While Mike Hynson and Robert August’s only tangential connection to agroforestry was perhaps in the old-school wooden surf boards they used, the ‘endless summer’ I chase is more of a reprieve from a summer-ending frost descending on the garden. And agroforestry practices, specifically through strategically placing a sheltering canopy of trees or shrubs, can be a great benefit to those of us in the north or the way-down-south who roll with the rhythm of the changing seasons.

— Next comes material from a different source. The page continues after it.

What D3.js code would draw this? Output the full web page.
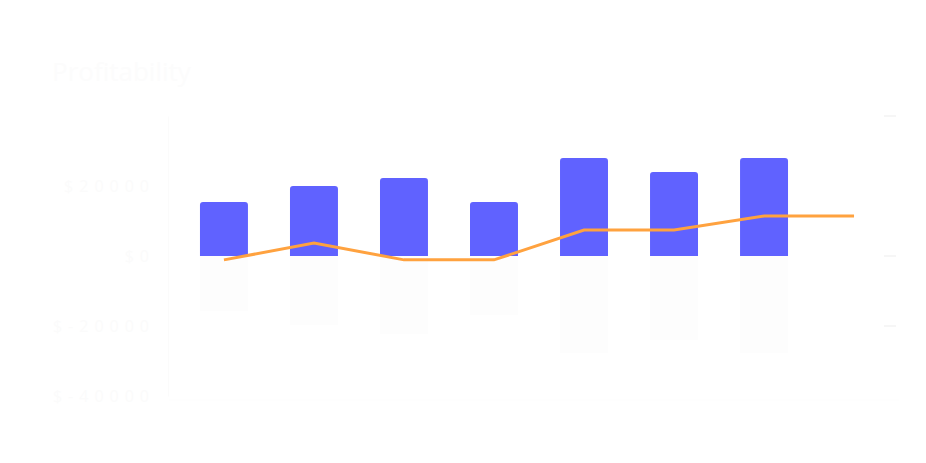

Living with the four seasons means planning your production in the frost-free period between the last of winter’s fury in the spring and the first frosts of autumn. This window of opportunity sets the range of crops that can be grown in temperate and boreal climates. This limitation is expressed particularly in the fall when many crops are in the final stages of ripening; an untimely early frost can undo an entire year’s work, or at minimum, lower crop quality and yield. And as is if often the case, an early frost can be followed by 3, 4 or more weeks of good growing conditions. Lengthening out the growing season by month or more is possible by ‘surfing’ over the early radiative frosts that can form when daytime heating is not sufficient to balance the heat loss on clear, cool autumn nights. Agroforestry plantings have the advantage of trapping and releasing heat, keeping the fall frosts away, so the crops below can live to grow another day.
Trees and the woody stems of tall shrubs, being largely composed of water, are very efficient at absorbing the radiant energy from the sun. This creates a natural heat reservoir that emits long-wave radiation into the surrounding area. The tree’s canopy also blocks heat loss from the ground to the sky, reflecting some of this wayward energy back towards the ground. These forces acting in concert build and retain higher night-time air temperatures and nullify radiative frosts that occur when heat escapes from a crop’s surface to an unobstructed sky. This moderating influence in cold climates can significantly extend the growing season by reducing or eliminating late spring or early fall frost damage. Research I conducted in central Alberta demonstrated a partial cover of trembling aspen could extend the frost-free growing period by an impressive 41 days in the northern prairie-parkland zone and by more than two months in the boreal where frosts are not unknown in August.
Plastic tunnels, wind machines and portable heaters can also serve to drive away light frost events but they don’t share the other benefits of agroforestry plantings: sequestering carbon, creating wildlife habitat, other sheltering benefits against wind and water erosion, and producing other useful and valuable products (wood, nuts, fruit, boughs, etc.). And besides that, I think that I shall never see a poly-vinyl chloride shelter as lovely as a tree.
When the cold temperatures are sustained for longer periods or a below-zero air mass engulfs your area, agroforestry systems are in the same proverbial boat as conventional plantings. Agroforestry can only delay the onset of winter conditions; it can’t prevent them. But a well-planned agroforestry planting can buy you some valuable additional growing days. So, ‘catch a wave’ and extend your growing season with agroforestry.